Stated goal. Leave out the pictures and copy everything else in the entries exactly.

Data provided.

--------------------------------

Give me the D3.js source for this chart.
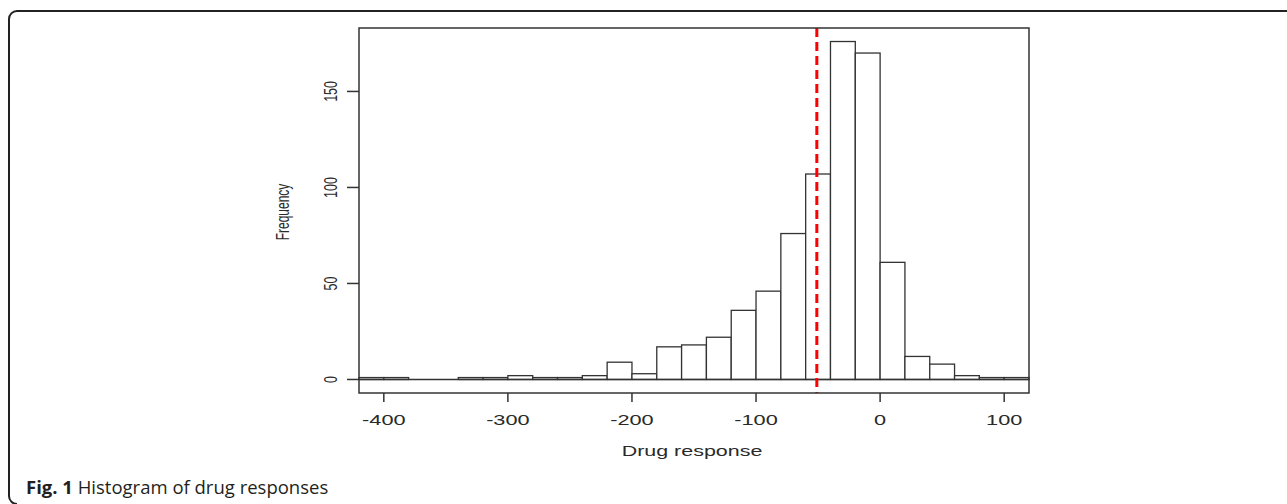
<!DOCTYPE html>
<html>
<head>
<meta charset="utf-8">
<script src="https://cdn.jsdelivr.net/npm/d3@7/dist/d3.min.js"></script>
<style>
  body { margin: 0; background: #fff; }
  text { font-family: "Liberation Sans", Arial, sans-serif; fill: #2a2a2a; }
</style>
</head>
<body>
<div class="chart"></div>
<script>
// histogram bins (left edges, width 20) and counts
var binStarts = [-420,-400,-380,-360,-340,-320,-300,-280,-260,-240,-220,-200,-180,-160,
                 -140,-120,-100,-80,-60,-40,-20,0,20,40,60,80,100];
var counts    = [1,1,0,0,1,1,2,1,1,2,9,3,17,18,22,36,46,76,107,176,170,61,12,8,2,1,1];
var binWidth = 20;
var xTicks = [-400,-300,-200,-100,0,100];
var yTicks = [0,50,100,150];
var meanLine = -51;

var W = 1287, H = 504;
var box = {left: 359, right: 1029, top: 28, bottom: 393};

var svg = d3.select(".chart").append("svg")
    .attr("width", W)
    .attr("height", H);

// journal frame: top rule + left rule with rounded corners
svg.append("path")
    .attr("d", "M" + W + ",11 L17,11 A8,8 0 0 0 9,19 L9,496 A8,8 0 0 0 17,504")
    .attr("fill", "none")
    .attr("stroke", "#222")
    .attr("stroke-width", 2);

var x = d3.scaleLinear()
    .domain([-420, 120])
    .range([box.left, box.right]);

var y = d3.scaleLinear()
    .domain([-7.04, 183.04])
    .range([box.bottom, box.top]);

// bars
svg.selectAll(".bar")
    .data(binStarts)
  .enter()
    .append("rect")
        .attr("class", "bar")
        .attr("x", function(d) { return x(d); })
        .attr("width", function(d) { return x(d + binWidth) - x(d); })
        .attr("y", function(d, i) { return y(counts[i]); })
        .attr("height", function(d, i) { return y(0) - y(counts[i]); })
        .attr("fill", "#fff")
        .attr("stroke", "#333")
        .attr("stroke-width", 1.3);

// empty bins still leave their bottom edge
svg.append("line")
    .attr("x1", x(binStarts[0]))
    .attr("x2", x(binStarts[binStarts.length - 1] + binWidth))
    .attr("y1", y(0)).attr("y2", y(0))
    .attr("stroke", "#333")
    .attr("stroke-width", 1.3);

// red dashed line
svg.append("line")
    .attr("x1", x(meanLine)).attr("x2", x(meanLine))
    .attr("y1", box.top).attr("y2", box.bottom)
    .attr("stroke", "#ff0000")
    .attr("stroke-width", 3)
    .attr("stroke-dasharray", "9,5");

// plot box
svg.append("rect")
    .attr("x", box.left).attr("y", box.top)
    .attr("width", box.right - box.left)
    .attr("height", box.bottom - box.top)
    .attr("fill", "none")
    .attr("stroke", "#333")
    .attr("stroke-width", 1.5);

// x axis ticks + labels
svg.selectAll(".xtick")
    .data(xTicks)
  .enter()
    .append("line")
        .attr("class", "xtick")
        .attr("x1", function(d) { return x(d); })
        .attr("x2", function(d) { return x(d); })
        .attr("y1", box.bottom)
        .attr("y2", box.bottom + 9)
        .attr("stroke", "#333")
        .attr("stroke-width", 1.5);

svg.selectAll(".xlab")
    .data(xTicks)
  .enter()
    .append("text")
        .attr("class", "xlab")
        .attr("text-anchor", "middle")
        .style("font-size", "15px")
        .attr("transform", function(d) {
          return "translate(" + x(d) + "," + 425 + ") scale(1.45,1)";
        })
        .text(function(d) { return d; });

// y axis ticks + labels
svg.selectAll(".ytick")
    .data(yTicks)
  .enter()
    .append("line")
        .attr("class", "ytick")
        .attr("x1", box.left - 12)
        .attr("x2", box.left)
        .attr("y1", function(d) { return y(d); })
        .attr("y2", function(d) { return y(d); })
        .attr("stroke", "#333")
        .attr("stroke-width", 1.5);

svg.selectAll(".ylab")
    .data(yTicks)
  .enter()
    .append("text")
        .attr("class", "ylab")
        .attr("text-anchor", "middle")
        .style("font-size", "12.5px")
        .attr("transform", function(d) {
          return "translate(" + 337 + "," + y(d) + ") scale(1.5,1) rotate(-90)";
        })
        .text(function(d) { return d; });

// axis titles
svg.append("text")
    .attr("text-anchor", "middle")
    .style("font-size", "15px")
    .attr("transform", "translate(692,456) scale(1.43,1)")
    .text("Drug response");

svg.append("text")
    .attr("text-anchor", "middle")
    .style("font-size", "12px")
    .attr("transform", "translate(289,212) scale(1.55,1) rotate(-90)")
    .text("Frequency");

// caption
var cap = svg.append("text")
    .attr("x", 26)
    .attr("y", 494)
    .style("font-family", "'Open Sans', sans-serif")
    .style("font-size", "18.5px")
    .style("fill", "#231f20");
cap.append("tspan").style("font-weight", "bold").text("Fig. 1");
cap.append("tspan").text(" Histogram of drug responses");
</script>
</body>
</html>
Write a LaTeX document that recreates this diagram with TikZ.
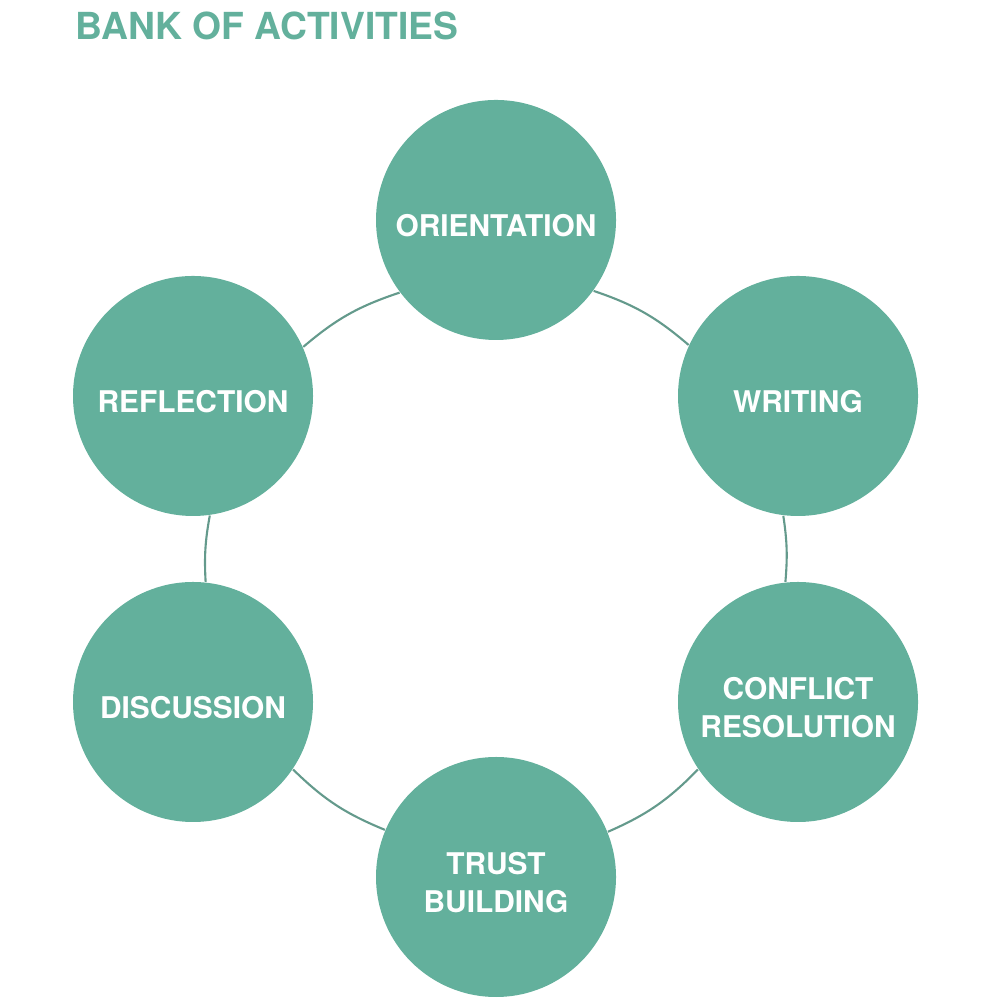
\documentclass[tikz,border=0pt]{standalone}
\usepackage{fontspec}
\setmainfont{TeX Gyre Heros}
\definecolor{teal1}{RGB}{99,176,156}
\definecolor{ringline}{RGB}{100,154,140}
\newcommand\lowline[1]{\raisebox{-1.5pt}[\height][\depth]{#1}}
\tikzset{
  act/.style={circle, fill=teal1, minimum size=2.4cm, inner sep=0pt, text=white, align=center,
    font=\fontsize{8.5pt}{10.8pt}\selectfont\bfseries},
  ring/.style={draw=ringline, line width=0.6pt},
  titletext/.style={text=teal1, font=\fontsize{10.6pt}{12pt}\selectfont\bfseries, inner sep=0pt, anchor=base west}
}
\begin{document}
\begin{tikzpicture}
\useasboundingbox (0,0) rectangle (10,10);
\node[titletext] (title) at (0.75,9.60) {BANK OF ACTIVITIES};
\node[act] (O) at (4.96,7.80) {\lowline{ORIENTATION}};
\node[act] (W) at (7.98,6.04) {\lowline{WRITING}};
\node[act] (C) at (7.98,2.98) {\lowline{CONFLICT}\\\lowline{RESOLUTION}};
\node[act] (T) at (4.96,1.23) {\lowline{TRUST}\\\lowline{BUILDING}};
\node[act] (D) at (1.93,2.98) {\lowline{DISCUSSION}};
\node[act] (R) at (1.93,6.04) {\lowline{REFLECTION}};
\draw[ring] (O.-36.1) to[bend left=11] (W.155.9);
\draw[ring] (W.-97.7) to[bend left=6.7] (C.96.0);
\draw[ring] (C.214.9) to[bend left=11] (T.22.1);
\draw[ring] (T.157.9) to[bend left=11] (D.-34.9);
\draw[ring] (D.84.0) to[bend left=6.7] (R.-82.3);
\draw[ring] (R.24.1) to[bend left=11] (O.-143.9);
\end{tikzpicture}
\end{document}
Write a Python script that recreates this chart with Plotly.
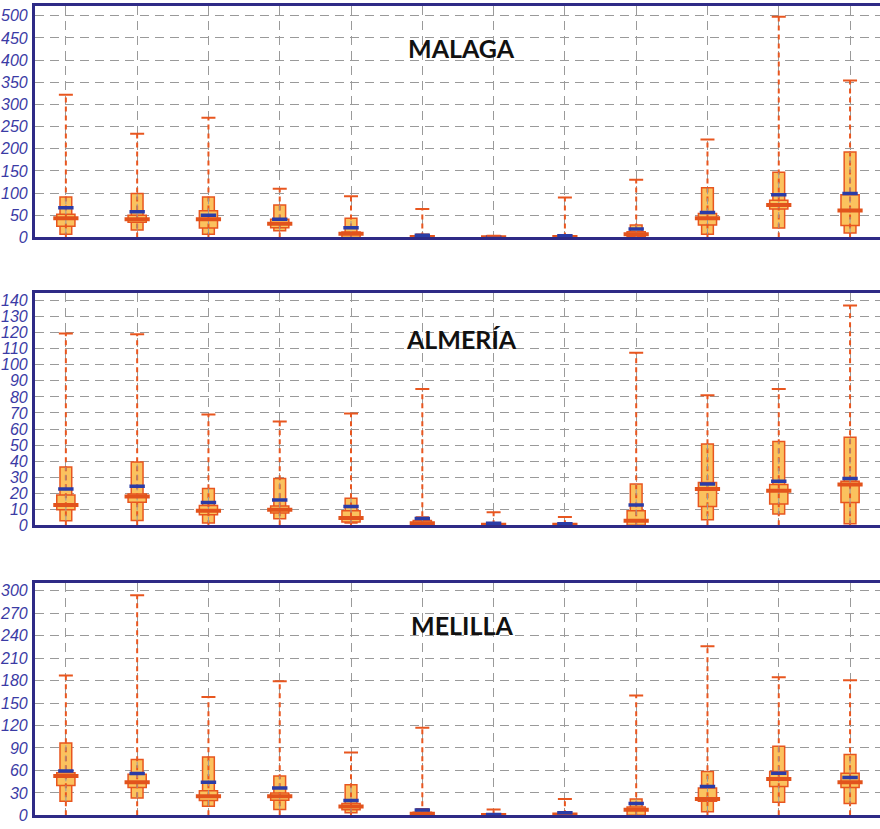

--------------------------------

Worked solution.
Give me the D3.js source for this chart.
<!DOCTYPE html>
<html>
<head>
<meta charset="utf-8">
<script src="https://cdn.jsdelivr.net/npm/d3@7/dist/d3.min.js"></script>
<style>
  body { margin: 0; background: #fff; }
  text { font-family: "Liberation Sans", Arial, sans-serif; fill: #2a2a2a; }
</style>
</head>
<body>
<div class="chart"></div>
<script>
// histogram bins (left edges, width 20) and counts
var binStarts = [-420,-400,-380,-360,-340,-320,-300,-280,-260,-240,-220,-200,-180,-160,
                 -140,-120,-100,-80,-60,-40,-20,0,20,40,60,80,100];
var counts    = [1,1,0,0,1,1,2,1,1,2,9,3,17,18,22,36,46,76,107,176,170,61,12,8,2,1,1];
var binWidth = 20;
var xTicks = [-400,-300,-200,-100,0,100];
var yTicks = [0,50,100,150];
var meanLine = -51;

var W = 1287, H = 504;
var box = {left: 359, right: 1029, top: 28, bottom: 393};

var svg = d3.select(".chart").append("svg")
    .attr("width", W)
    .attr("height", H);

// journal frame: top rule + left rule with rounded corners
svg.append("path")
    .attr("d", "M" + W + ",11 L17,11 A8,8 0 0 0 9,19 L9,496 A8,8 0 0 0 17,504")
    .attr("fill", "none")
    .attr("stroke", "#222")
    .attr("stroke-width", 2);

var x = d3.scaleLinear()
    .domain([-420, 120])
    .range([box.left, box.right]);

var y = d3.scaleLinear()
    .domain([-7.04, 183.04])
    .range([box.bottom, box.top]);

// bars
svg.selectAll(".bar")
    .data(binStarts)
  .enter()
    .append("rect")
        .attr("class", "bar")
        .attr("x", function(d) { return x(d); })
        .attr("width", function(d) { return x(d + binWidth) - x(d); })
        .attr("y", function(d, i) { return y(counts[i]); })
        .attr("height", function(d, i) { return y(0) - y(counts[i]); })
        .attr("fill", "#fff")
        .attr("stroke", "#333")
        .attr("stroke-width", 1.3);

// empty bins still leave their bottom edge
svg.append("line")
    .attr("x1", x(binStarts[0]))
    .attr("x2", x(binStarts[binStarts.length - 1] + binWidth))
    .attr("y1", y(0)).attr("y2", y(0))
    .attr("stroke", "#333")
    .attr("stroke-width", 1.3);

// red dashed line
svg.append("line")
    .attr("x1", x(meanLine)).attr("x2", x(meanLine))
    .attr("y1", box.top).attr("y2", box.bottom)
    .attr("stroke", "#ff0000")
    .attr("stroke-width", 3)
    .attr("stroke-dasharray", "9,5");

// plot box
svg.append("rect")
    .attr("x", box.left).attr("y", box.top)
    .attr("width", box.right - box.left)
    .attr("height", box.bottom - box.top)
    .attr("fill", "none")
    .attr("stroke", "#333")
    .attr("stroke-width", 1.5);

// x axis ticks + labels
svg.selectAll(".xtick")
    .data(xTicks)
  .enter()
    .append("line")
        .attr("class", "xtick")
        .attr("x1", function(d) { return x(d); })
        .attr("x2", function(d) { return x(d); })
        .attr("y1", box.bottom)
        .attr("y2", box.bottom + 9)
        .attr("stroke", "#333")
        .attr("stroke-width", 1.5);

svg.selectAll(".xlab")
    .data(xTicks)
  .enter()
    .append("text")
        .attr("class", "xlab")
        .attr("text-anchor", "middle")
        .style("font-size", "15px")
        .attr("transform", function(d) {
          return "translate(" + x(d) + "," + 425 + ") scale(1.45,1)";
        })
        .text(function(d) { return d; });

// y axis ticks + labels
svg.selectAll(".ytick")
    .data(yTicks)
  .enter()
    .append("line")
        .attr("class", "ytick")
        .attr("x1", box.left - 12)
        .attr("x2", box.left)
        .attr("y1", function(d) { return y(d); })
        .attr("y2", function(d) { return y(d); })
        .attr("stroke", "#333")
        .attr("stroke-width", 1.5);

svg.selectAll(".ylab")
    .data(yTicks)
  .enter()
    .append("text")
        .attr("class", "ylab")
        .attr("text-anchor", "middle")
        .style("font-size", "12.5px")
        .attr("transform", function(d) {
          return "translate(" + 337 + "," + y(d) + ") scale(1.5,1) rotate(-90)";
        })
        .text(function(d) { return d; });

// axis titles
svg.append("text")
    .attr("text-anchor", "middle")
    .style("font-size", "15px")
    .attr("transform", "translate(692,456) scale(1.43,1)")
    .text("Drug response");

svg.append("text")
    .attr("text-anchor", "middle")
    .style("font-size", "12px")
    .attr("transform", "translate(289,212) scale(1.55,1) rotate(-90)")
    .text("Frequency");

// caption
var cap = svg.append("text")
    .attr("x", 26)
    .attr("y", 494)
    .style("font-family", "'Open Sans', sans-serif")
    .style("font-size", "18.5px")
    .style("fill", "#231f20");
cap.append("tspan").style("font-weight", "bold").text("Fig. 1");
cap.append("tspan").text(" Histogram of drug responses");
</script>
</body>
</html>
Write a LaTeX document that recreates this diagram with TikZ.
\documentclass[tikz,border=0pt]{standalone}
\usepackage{fontspec}
\setmainfont{TeX Gyre Heros}
\definecolor{teal1}{RGB}{99,176,156}
\definecolor{ringline}{RGB}{100,154,140}
\newcommand\lowline[1]{\raisebox{-1.5pt}[\height][\depth]{#1}}
\tikzset{
  act/.style={circle, fill=teal1, minimum size=2.4cm, inner sep=0pt, text=white, align=center,
    font=\fontsize{8.5pt}{10.8pt}\selectfont\bfseries},
  ring/.style={draw=ringline, line width=0.6pt},
  titletext/.style={text=teal1, font=\fontsize{10.6pt}{12pt}\selectfont\bfseries, inner sep=0pt, anchor=base west}
}
\begin{document}
\begin{tikzpicture}
\useasboundingbox (0,0) rectangle (10,10);
\node[titletext] (title) at (0.75,9.60) {BANK OF ACTIVITIES};
\node[act] (O) at (4.96,7.80) {\lowline{ORIENTATION}};
\node[act] (W) at (7.98,6.04) {\lowline{WRITING}};
\node[act] (C) at (7.98,2.98) {\lowline{CONFLICT}\\\lowline{RESOLUTION}};
\node[act] (T) at (4.96,1.23) {\lowline{TRUST}\\\lowline{BUILDING}};
\node[act] (D) at (1.93,2.98) {\lowline{DISCUSSION}};
\node[act] (R) at (1.93,6.04) {\lowline{REFLECTION}};
\draw[ring] (O.-36.1) to[bend left=11] (W.155.9);
\draw[ring] (W.-97.7) to[bend left=6.7] (C.96.0);
\draw[ring] (C.214.9) to[bend left=11] (T.22.1);
\draw[ring] (T.157.9) to[bend left=11] (D.-34.9);
\draw[ring] (D.84.0) to[bend left=6.7] (R.-82.3);
\draw[ring] (R.24.1) to[bend left=11] (O.-143.9);
\end{tikzpicture}
\end{document}
Write a Python script that recreates this chart with Plotly.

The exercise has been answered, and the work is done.